Au total, ce sont seulement 3 871 coupés Aurelia B20 qui ont été construits jusqu’en 1958 et, de nos jours, ils continuent de fasciner les collectionneurs, qui savent ce que la réputation de la marque doit à ce modèle, dont ils aiment le typage si singulier et respectent l’ingénierie. Bien sûr, l’auto fait son âge à certains égards et, lorsqu’on en prend le volant pour la première fois, ce sont assurément les freins qui en datent la conduite avec le plus d’éloquence. Le levier de vitesses au volant (un kit Nardi, très recherché aujourd’hui, permettait de disposer d’une commande au plancher) fait quant à lui partie des désuétudes les plus charmantes de l’engin. À propos d’un exemplaire de 1956, essayé dans Rétroviseur en 1992, Jean-Éric Raoul notait : « Elle n’est certes pas immensément confortable. On note même de fréquents mouvements de galop du fait de l’empattement court et de la fermeté des suspensions arrière. Mais (…) cela n’a rien de comparable avec l’absence quasi-totale de suspension de la plupart des sportives d’alors. En contrepartie, aucun roulis, pas de dérobade, une inscription rapide en virage, une finesse de trajectoire qui rappelle les meilleures des sportives modernes, un équilibre général enfin qui fait totalement oublier l’âge de l’auto. Elle sait rester stable en ligne droite jusqu’à des vitesses assez élevées, manifeste une neutralité et une rigidité d’ensemble vraiment remarquables. »

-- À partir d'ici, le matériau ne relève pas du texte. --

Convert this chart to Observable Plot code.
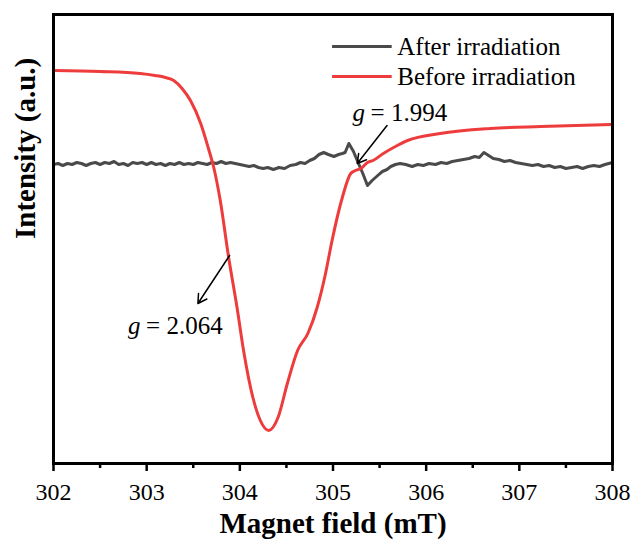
<!DOCTYPE html>
<html><head><meta charset="utf-8">
<script src="https://cdn.jsdelivr.net/npm/d3@7"></script>
<script src="https://cdn.jsdelivr.net/npm/@observablehq/plot@0.6"></script>
<style>body{margin:0;background:#fff} svg, svg text{font-family:"Times New Roman","Liberation Serif",serif !important; font-variant-numeric: normal !important}</style>
</head><body><div id="chart"></div>
<script>
const beforeField = [302.00,302.50,302.93,303.09,303.20,303.29,303.38,303.47,303.58,303.66,303.72,303.79,303.88,303.97,304.04,304.14,304.22,304.31,304.41,304.51,304.62,304.73,304.83,304.92,304.99,305.10,305.19,305.24,305.30,305.37,305.43,305.54,305.69,305.80,306.15,306.69,307.23,308.00];
const beforeIntensity = [0.93,0.92,0.90,0.88,0.86,0.83,0.75,0.63,0.40,0.16,-0.04,-0.37,-0.94,-1.44,-1.87,-2.34,-2.57,-2.67,-2.54,-2.20,-1.87,-1.70,-1.44,-1.10,-0.77,-0.34,-0.10,-0.07,-0.05,0.01,0.03,0.10,0.18,0.23,0.30,0.35,0.37,0.39];

const afterField = [302.00,302.05,302.10,302.15,302.20,302.25,302.30,302.35,302.40,302.45,302.50,302.55,302.60,302.65,302.70,302.75,302.80,302.85,302.90,302.95,303.00,303.05,303.10,303.15,303.20,303.25,303.30,303.35,303.40,303.45,303.50,303.55,303.60,303.65,303.70,303.75,303.80,303.85,303.90,303.95,304.00,304.05,304.10,304.15,304.20,304.25,304.30,304.36,304.42,304.48,304.54,304.60,304.65,304.70,304.75,304.80,304.85,304.90,304.95,305.01,305.06,305.10,305.13,305.17,305.22,305.26,305.32,305.37,305.42,305.48,305.53,305.58,305.62,305.67,305.72,305.78,305.85,305.91,305.97,306.03,306.10,306.16,306.22,306.28,306.34,306.40,306.46,306.52,306.57,306.62,306.67,306.72,306.78,306.84,306.90,306.96,307.02,307.08,307.14,307.20,307.26,307.32,307.38,307.44,307.50,307.56,307.62,307.68,307.74,307.80,307.86,307.92,308.00];
const afterIntensity = [-0.01,0.00,-0.02,0.00,-0.01,0.01,0.00,-0.02,0.00,0.01,-0.01,0.01,0.00,0.02,-0.01,0.00,-0.02,0.01,0.00,0.01,-0.01,0.01,-0.01,0.00,-0.02,0.00,-0.01,0.01,-0.01,0.00,-0.01,0.01,0.00,-0.01,0.01,0.00,0.02,0.00,0.01,0.00,-0.01,-0.02,-0.03,-0.02,-0.04,-0.05,-0.04,-0.06,-0.04,-0.05,-0.02,-0.01,0.01,0.00,0.03,0.05,0.09,0.11,0.09,0.07,0.09,0.10,0.11,0.20,0.12,0.03,-0.10,-0.22,-0.17,-0.12,-0.08,-0.06,-0.03,-0.01,0.00,-0.01,-0.03,-0.01,-0.02,0.00,-0.01,0.01,0.00,0.02,0.03,0.04,0.05,0.07,0.06,0.11,0.08,0.05,0.04,0.02,0.03,0.01,0.00,-0.01,-0.02,-0.01,-0.03,-0.02,-0.04,-0.03,-0.05,-0.04,-0.03,-0.05,-0.03,-0.02,-0.03,-0.01,0.01];

const majorTicks = [302,303,304,305,306,307,308];
const minorTicks = [302.5,303.5,304.5,305.5,306.5,307.5];

const seriesNames = ["After irradiation","Before irradiation"];
const seriesColors = ["#4a4a4a","#ee3b3b"];
const legendX1 = 304.99, legendX2 = 305.63, legendTextX = 305.69;
const legendY = [1.17, 0.87];

const annotText = ["= 2.064","= 1.994"];
const annotTextX = [302.80, 305.21];
const annotTextY = [-1.62, 0.51];
const arrowX1 = [303.89, 305.58], arrowY1 = [-0.92, 0.38];
const arrowX2 = [303.55, 305.26], arrowY2 = [-1.40, 0.00];

const before = beforeField.map((x,i)=>({x, y: beforeIntensity[i]}));
const after = afterField.map((x,i)=>({x, y: afterIntensity[i]}));
const legend = seriesNames.map((name,i)=>({name, color: seriesColors[i], y: legendY[i]}));
const annots = annotText.map((t,i)=>({t, x: annotTextX[i], y: annotTextY[i], x1: arrowX1[i], y1: arrowY1[i], x2: arrowX2[i], y2: arrowY2[i]}));

const chart = Plot.plot({
  width: 635, height: 553,
  marginTop: 14, marginBottom: 90, marginLeft: 53, marginRight: 23,
  x: {domain: [302, 308]},
  y: {domain: [-3.0, 1.49], axis: null},
  style: {fontFamily: "'Times New Roman', 'Liberation Serif', serif", fontSize: "24px", color: "black", background: "white"},
  marks: [
    Plot.line(after, {x: "x", y: "y", stroke: seriesColors[0], strokeWidth: 3, curve: "linear"}),
    Plot.line(before, {x: "x", y: "y", stroke: seriesColors[1], strokeWidth: 3, curve: "monotone-x"}),
    Plot.arrow(annots, {x1: "x1", y1: "y1", x2: "x2", y2: "y2", stroke: "black", strokeWidth: 1.5, headLength: 10}),
    Plot.text(annots, {x: "x", y: "y", text: () => "g", fontStyle: "italic", textAnchor: "start", fontSize: 25}),
    Plot.text(annots, {x: "x", y: "y", text: "t", dx: 18, textAnchor: "start", fontSize: 25}),
    Plot.link(legend, {x1: () => legendX1, x2: () => legendX2, y1: "y", y2: "y", stroke: "color", strokeWidth: 3}),
    Plot.text(legend, {x: () => legendTextX, y: "y", text: "name", textAnchor: "start", fontSize: 25}),
    Plot.frame({stroke: "black", strokeWidth: 3}),
    Plot.axisX({ticks: majorTicks, tickSize: 8, tickPadding: 11, tickFormat: d => String(d), fontSize: 24, strokeWidth: 2.5, label: null}),
    Plot.axisX({ticks: minorTicks, tickSize: 5, tickFormat: () => "", strokeWidth: 2.5, label: null}),
    Plot.text(["Magnet field (mT)"], {frameAnchor: "bottom", dy: 69, fontWeight: "bold", fontSize: 29}),
    Plot.text(["Intensity (a.u.)"], {frameAnchor: "left", dx: -28, rotate: -90, fontWeight: "bold", fontSize: 29})
  ]
});
document.getElementById("chart").appendChild(chart);
</script>
</body></html>
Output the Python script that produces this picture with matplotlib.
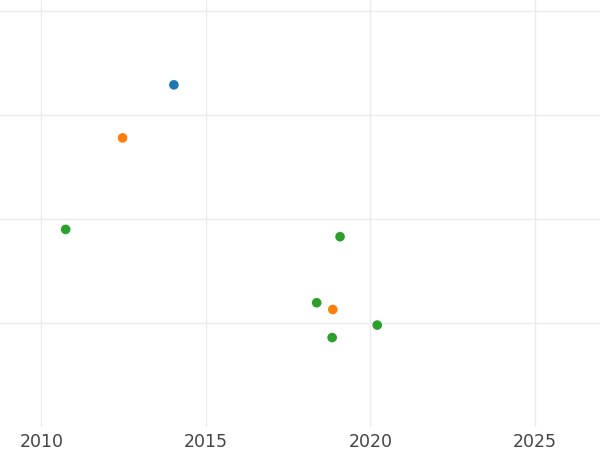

C’est à ces indices que l’on peut apprécier l’étonnante modernité d’une auto dont l’héritage n’a hélas jamais été réellement compris par Fiat, qui a fini par le dilapider dans les tristes conditions que l’on sait. De l’autre côté des Alpes, la place qu’occupait Lancia il y a soixante ans n’a jamais été réellement réinvestie, ni par Maserati, ni par Alfa Romeo. À nulle autre pareille, la psychologie du constructeur, réduit à l’état de label impotent, n’est pas assimilable par le premier service marketing venu. Il n’est désormais plus possible de la ramener à la vie — mais au fond, qu’importe, si vous avez la chance de pouvoir faire entrer une Aurelia dans vos rêves ?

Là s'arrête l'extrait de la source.